Antlered deer will need three points or more on each side under the proposed 2023 hunting regs. One hundred fewer nonresident tags are proposed, from 600 to 500 tags.
The local moose numbers are stable with a winter count of 1,331 animals, higher than the past two years, according to Clause. Fawn and buck ratios “are low but within the goals.”
Moose resident and nonresident tags are allocated in a 9:1 ratio. For example, in Hunt Area 25, 40 residents and five nonresidents will draw for antlered moose and five residents and no nonresidents will draw for antlerless moose.
Many people present appeared very interested in the Wyoming Range mule deer herd and its young fawns’ chances of survival in the harsh winter that blankets Sublette and adjacent southwest counties.
Game and Fish wildlife biologist Gary Fralick brought data printouts of Wyoming Range hunter surveys, current fawn mortality and hunting season changes with a focus on Greys River and Salt River hunt areas 144 and 145 – “one of the best spots in North American, arguably.”.
First he talked about the Big Piney elk herd, with a record high of 4,500 elk, leading to proposals of extending some seasons plus “substantial adjustments” to the Upper Hoback elk cow-calf Type 6 licenses.
Wyoming Range mule deer “have had a tough go of it the last six years with bad winter losses,” he said.
In Green River hunt areas 134 and 135, Fralick said, antlered deer will change from four points to three points per side or a whitetail deer “to protect younger bucks.”
Currently, Game and Fish biologists are assisting with a University of Wyoming study of a focal herd. Researchers put radio collars on 65 mule deer fawns and 65 2-year-old does between Kemmerer and Star Valley.
“As of yesterday (March 21) morning, 87 percent of the fawns had died,” Fralick reported, or 58 of the 65 collared. Of the 65 does, 27 percent or 15 of the 65 does had died.
A man asked if biologists made a winter mortality count of uncollared deer; Clause said those numbers weren’t back yet.
Clause said the December fawn ratio will be compared to April numbers as mule deer leave their winter ranges and are “reclassified” or recounted to figure a total fawn loss.

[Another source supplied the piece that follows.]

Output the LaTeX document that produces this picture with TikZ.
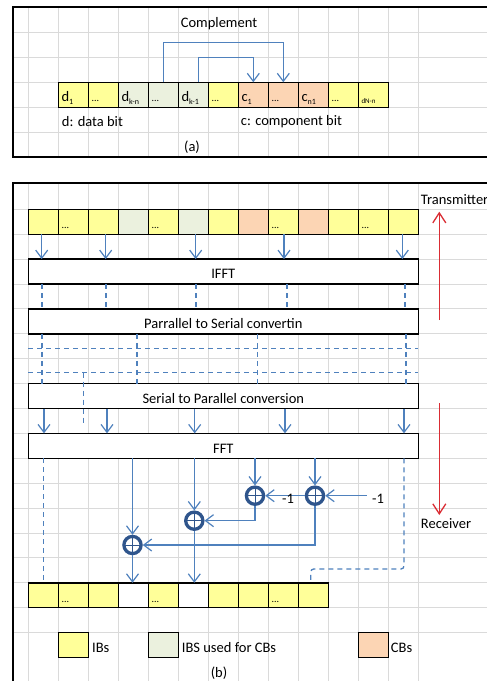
\documentclass[tikz,border=0pt]{standalone}
\usepackage{fontspec}
\setmainfont{Carlito}
\usetikzlibrary{arrows.meta}
\definecolor{ibY}{RGB}{255,255,153}
\definecolor{ibG}{RGB}{235,241,222}
\definecolor{cbP}{RGB}{252,213,180}
\definecolor{lnB}{RGB}{79,129,189}
\definecolor{ringB}{RGB}{47,85,140}
\definecolor{gridG}{RGB}{218,218,218}
\definecolor{redA}{RGB}{218,45,52}
\newcommand{\mysub}[1]{\raisebox{-2.5pt}{\fontsize{8}{9}\selectfont #1}}
\begin{document}
\begin{tikzpicture}[x=1pt,y=-1pt,
  txt/.style={font=\fontsize{14.5}{17}\selectfont, inner sep=0, text=black},
  dots/.style={font=\fontsize{10}{12}\selectfont, inner sep=0, anchor=base west},
  cell/.style={draw=black, line width=1.4pt, minimum width=30pt, minimum height=24.9pt, inner sep=0, outer sep=0, anchor=north west},
  bigbox/.style={draw=black, line width=1.4pt, fill=white, minimum width=390pt, minimum height=24.9pt, inner sep=0, outer sep=0, anchor=north west},
  arr/.style={draw=lnB, line width=1.2pt, -{Straight Barb[length=8pt,width=12pt]}},
  dsh/.style={draw=lnB, line width=1.3pt, dash pattern=on 5pt off 4pt},
  ring/.style={circle, draw=ringB, line width=3.3pt, minimum size=17.2pt, inner sep=0, fill=white},
  frame/.style={draw=black, line width=2pt},
  gridl/.style={draw=gridG, line width=1pt},
  redarr/.style={draw=redA, line width=1.3pt, -{Straight Barb[length=10pt,width=13pt]}},
]
\useasboundingbox (0,0) rectangle (487,681);
\clip (0,0) rectangle (487,681);

% ---------- grids ----------
\foreach \k in {0,...,13} \draw[gridl] ({28.3+30*\k},6.5) -- ({28.3+30*\k},156.7);
\foreach \y in {32.3,57.3,82.3,107.3,132.3} \draw[gridl] (12.5,\y) -- (487,\y);
\foreach \k in {0,...,13} \draw[gridl] ({28.3+30*\k},183.3) -- ({28.3+30*\k},681);
\foreach \k in {1,...,18} \draw[gridl] (12.5,{184.4+24.9*\k}) -- (487,{184.4+24.9*\k});

% ---------- frames ----------
\draw[frame] (500,6.5) -- (12.5,6.5) -- (12.5,156.7) -- (500,156.7);
\draw[frame] (500,183.3) -- (12.5,183.3) -- (12.5,690);

% ---------- part (a) ----------
\foreach \c [count=\i from 0] in {ibY,ibY,ibG,ibG,ibG,ibY,cbP,cbP,cbP,ibY,ibY}
  \node[cell, fill=\c] (t\i) at ({58.3+30*\i},82.3) {};
\node[txt, anchor=base west] (lt0) at ([xshift=3pt,yshift=5.5pt]t0.south west) {d\mysub{1}};
\node[txt, anchor=base west] (lt2) at ([xshift=3pt,yshift=5.5pt]t2.south west) {d\mysub{k-n}};
\node[txt, anchor=base west] (lt4) at ([xshift=3pt,yshift=5.5pt]t4.south west) {d\mysub{k-1}};
\node[txt, anchor=base west] (lt6) at ([xshift=3pt,yshift=5.5pt]t6.south west) {c\mysub{1}};
\node[txt, anchor=base west] (lt8) at ([xshift=3pt,yshift=5.5pt]t8.south west) {c\mysub{n1}};
\node[anchor=base west, inner sep=0, font=\fontsize{7}{8}\selectfont] (lt10) at ([xshift=3pt,yshift=4pt]t10.south west) {dN-n};
\foreach \i in {1,3,5,7,9}
  \node[dots] (ltd\i) at ([xshift=3pt,yshift=5.5pt]t\i.south west) {...};

\node[txt] (compl) at (219,23.3) {Complement};
\node[txt, anchor=west] (dlab) at (61.7,121.7) {d: data bit};
\node[txt, anchor=west] (clab) at (240.7,121.7) {c: component bit};
\node[txt] (alab) at (192,146.7) {(a)};

\draw[arr] (t3.north) -- ++(0,-40) -| (t7.north);
\draw[arr] ([xshift=5pt]t4.north) -- ++(0,-25) -| (t6.north);

% ---------- part (b) ----------
\foreach \c [count=\i from 0] in {ibY,ibY,ibY,ibG,ibY,ibG,ibY,cbP,ibY,cbP,ibY,ibY,ibY}
  \node[cell, fill=\c] (s\i) at ({28.3+30*\i},209.3) {};
\foreach \i in {1,4,8,11}
  \node[dots] (sd\i) at ([xshift=3pt,yshift=6pt]s\i.south west) {...};

\node[bigbox] (ifft) at (28.3,259.1) {};
\node[txt] (ifftl) at ([yshift=-2.5pt]ifft.center) {IFFT};
\node[bigbox] (ps) at (28.3,308.9) {};
\node[txt] (psl) at ([yshift=-2.5pt]ps.center) {Parrallel to Serial convertin};
\node[bigbox] (sp) at (28.3,383.6) {};
\node[txt] (spl) at ([yshift=-2.5pt]sp.center) {Serial to Parallel conversion};
\node[bigbox] (fft) at (28.3,433.4) {};
\node[txt] (fftl) at ([yshift=-2.5pt]fft.center) {FFT};

% cells -> IFFT
\foreach \x [count=\i] in {41.7,105.7,195.7,284,402.3} {
  \coordinate (ax\i) at (\x,0);
  \draw[arr] (ax\i |- s0.south) -- (ax\i |- ifft.north);
}
% IFFT -> P/S dashed
\foreach \x [count=\i] in {42,106,196,287,405} {
  \coordinate (bx\i) at (\x,0);
  \draw[dsh] (bx\i |- ifft.south) -- (bx\i |- ps.north);
}
% P/S -> S/P dashed
\foreach \x [count=\i] in {42,137,257.7,406} {
  \coordinate (cx\i) at (\x,0);
  \draw[dsh] (cx\i |- ps.south) -- (cx\i |- sp.north);
}
\coordinate (h1a) at (28.3,348.3); \coordinate (h1b) at (418.3,348.3);
\coordinate (h2a) at (28.3,372.7); \coordinate (h2b) at (418.3,372.7);
\draw[dsh] (h1a) -- (h1b);
\draw[dsh] (h2a) -- (h2b);
\coordinate (vd1) at (83.3,372.7); \coordinate (vd2) at (83.3,423);
\draw[dsh] (vd1) -- (vd2);
% S/P -> FFT
\foreach \x [count=\i] in {44,107,194.7,285,404} {
  \coordinate (dx\i) at (\x,0);
  \draw[arr] (dx\i |- sp.south) -- (dx\i |- fft.north);
}

% bottom cells
\foreach \c [count=\i from 0] in {ibY,ibY,ibY,white,ibY,white,ibY,ibY,ibY,ibY}
  \node[cell, fill=\c] (b\i) at ({28.3+30*\i},582.8) {};
\foreach \i in {1,4,8}
  \node[dots] (bd\i) at ([xshift=3pt,yshift=5pt]b\i.south west) {...};

% dashed from FFT to bottom cells
\coordinate (e1) at (43.7,0);
\draw[dsh] (e1 |- fft.south) -- (e1 |- b0.north);
\coordinate (e2) at (404,0);
\coordinate (e3) at (404,569);
\coordinate (e4) at (310.7,569);
\draw[dsh, rounded corners=3pt] (e2 |- fft.south) -- (e3) -- (e4) -- (e4 |- b9.north);

% adders
\node[ring] (c1) at (132.5,545) {};
\node[ring] (c2) at (194.3,520.7) {};
\node[ring] (c3) at (255,495.7) {};
\node[ring] (c4) at (315,495.7) {};
\foreach \n in {c1,c2,c3,c4} {
  \draw[ringB, line width=1pt] ([yshift=8.6pt]\n.center) -- ([yshift=-8.6pt]\n.center);
  \draw[ringB, line width=1pt] ([xshift=8.6pt]\n.center) -- ([xshift=-8.6pt]\n.center);
}
\draw[arr] (c1 |- fft.south) -- (c1.north);
\draw[arr] (c2 |- fft.south) -- (c2.north);
\draw[arr] (c3 |- fft.south) -- (c3.north);
\draw[arr] (c4 |- fft.south) -- (c4.north);
\draw[arr] (c1.south) -- (c1.south |- b3.north);
\draw[arr] (c2.south) -- (c2.south |- b5.north);
\draw[arr] (c3.south) |- (c2.east);
\draw[arr] (c4.south) |- (c1.east);
\draw[arr] (c4.west) -- (c3.east);
\node[txt] (m1l) at (288,499.3) {-1};
\coordinate (min) at (366.7,495.7);
\draw[arr] (min) -- (c4.east);
\node[txt] (m2l) at (378,499.3) {-1};

% transmitter / receiver
\node[txt, anchor=west] (tx) at (420.7,199.3) {Transmitter};
\coordinate (r1a) at (439.3,320); \coordinate (r1b) at (439.3,211.7);
\draw[redarr] (r1a) -- (r1b);
\coordinate (r2a) at (439.3,403); \coordinate (r2b) at (439.3,515);
\draw[redarr] (r2a) -- (r2b);
\node[txt, anchor=west] (rx) at (420.7,523.3) {Receiver};

% legend
\node[cell, fill=ibY] (lg1) at (58.3,632.6) {};
\node[txt, anchor=west] (lg1t) at (92,647.7) {IBs};
\node[cell, fill=ibG] (lg2) at (148.3,632.6) {};
\node[txt, anchor=west] (lg2t) at (181.7,647.7) {IBS used for CBs};
\node[cell, fill=cbP] (lg3) at (358.3,632.6) {};
\node[txt, anchor=west] (lg3t) at (390.7,647.7) {CBs};
\node[txt] (blab) at (219,672.7) {(b)};
\end{tikzpicture}
\end{document}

“We’re going to lose one-third of the fawns there every year, anyway,” he noted.
Fralick said not all fawns will die even if all of the collared fawns do – “There are 29,000 deer in the Wyoming Range.
People questioned the biologists closely about hunt areas 144 and 145 opening and closing dates and spoke for and against extending a season. More hunters would crowd into one hunt area if the other closed early, reducing everyone’s chances of a successful hunt, one man stated.
Another asked about feeding deer; a LaBarge landowner suggested knocking snow off sagebrush so mule deer could browse better.
“I would like to see more emphasis on winter habitat improvement (than harvest),” one said, asking Game and Fish to consider “new thinking.”
Habitat biologist Troy Fieseler reviewed winter and transitional habitat projects, with a focus on 2022 “landscape scale” cheatgrass treatments on private, Forest Service and state lands. Next year, the Bureau of Land Management expects to begin using a more effective herbicide, he said.
“We’re not in the business of game farm animals,” Clause replied.
A LaBarge man pointed out wildlife crossings, particularly at Dry Piney, “have 10-foot fences and corridors drifted in with snow,” suggesting snow removal before spring.
Lund offered to share several states’ research into artificially feeding deer and antelope, for example. “We also do a lot of work on transitional ranges.”